Development Environment

All of our checks and tests can be run locally using tox. Just pipx install tox or pip install --user -r ci-requirements.txt to get set up.

Once you have tox installed, check out the config file for information on the various test environments.

For more information on tox, see the tox docs.

Submitting Changes

When you’re ready to submit your changes, open up a pull request against the development branch.

Operations

Ok, so that’s cool and all, but how does all of that work???
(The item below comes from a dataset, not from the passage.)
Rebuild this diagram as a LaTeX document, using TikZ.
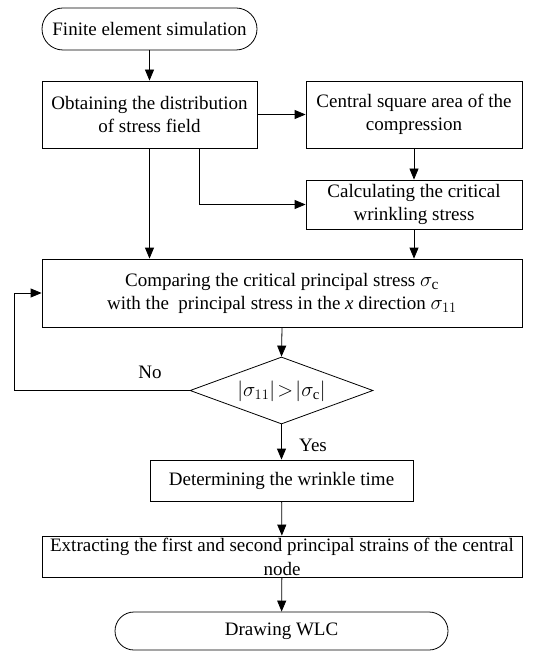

We use a variety of GitHub Apps and Action workflows to manage this repo:

Repo Management

  • settings : We use probot settings to manage most repository settings.
  • branch-switcher : We use probot branch switcher to make sure that all pull requests end up with the correct target.
  • apply-pr-labels Some of our automation relies on labels being applied to pull requests. This workflow takes care of applying those labels.
  • promote Every time a pull request is merged into development, this workflow automatically creates a pull request promoting those changes to master. If a pull request already exists, it will simply be updated as you would expect.
  • automerge Our branch protection rules define our requirements for a pull request to be accepted. If those requirements are met, this workflow merges those changes.
  • publish Libraries are not terribly useful if they are not published to the appropriate package indexes. This workflow takes any published GitHub releases, packages them, and publishes them to PyPI.

Pull Requests and Testing

  • static-analysis : We check all pull requests with a variety of static analysis tools to ensure the safety, consistency, and quality of our codebase. This also means that computers (not humans!) will complain if you don’t have formatting/etc quite right. :)
  • local-tests : We run our local (unit and functional) tests on every pull request.
  • integration-tests : Because they require credentials that are difficult to share, we only run our integration tests on promotion pull requests from development to master. If you want to run these tests for yourself locally, though, you can! Like all of our other tests, our integration tests are all managed through tox.